This Prosthetic Arm Can Be Controlled With the Mind

Johns Hopkins University
Johns Hopkins University / Johns Hopkins University

A new kind of prosthetic limb is revolutionizing the way amputees can move. Researchers at Johns Hopkins University’s Applied Physics Laboratory and the Canadian robotics company ThalmicLabs have developed a non-invasive arm prosthetic that can be controlled with the mind. 

The Modular Prosthetic Arm works in conjunction with two Myo armbands—a $200 wearable tech originally designed for gesture-based computer and video game control. The wireless bands record electric activity in the muscles of the arm so the user can move the prosthetic naturally, picking up objects or moving his fingers just as he would a real limb. The electromyography signals from the muscles are sent wirelessly to a computer, where they’re processed and then sent back to the prosthetic to tell it what joints to operate. 

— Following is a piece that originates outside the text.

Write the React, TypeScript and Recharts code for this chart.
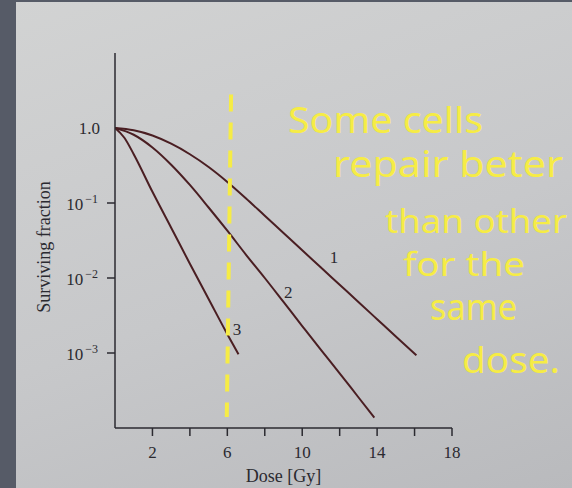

In spring 2015, California researchers were able to program a robotic arm so that a paralyzed man could control it with his mind, allowing him to drink a beer unaided. However, that process required implanting electrodes in the patient’s brain. A Myo-controlled prosthetic doesn’t require anything more than strapping on an armband. 

The patient in the video above, Johnny Matheny, does have his prosthetic surgically attached to his upper arm. Attached to the bone in his arm, this implanted socket eliminates some of the discomfort of wearing a fake limb (like sweating and chafing) and gives him a much wider range of motion, allowing him to reach above his head and behind his back. With this Myo-enabled prosthetic, he’s able to control individual fingers, grasp objects, and move his wrist, simply by moving the muscles in the remaining part of his arm.

"The APL arm is the most unique arm I've ever worn," Matheny says in the video. "It has the ability to do anything that your natural hand, wrist, elbow, shoulder can do."

The system isn’t quite ready for everyday use—Matheny only uses it in the lab right now—but the researchers hope to make it more broadly available at some point in the future.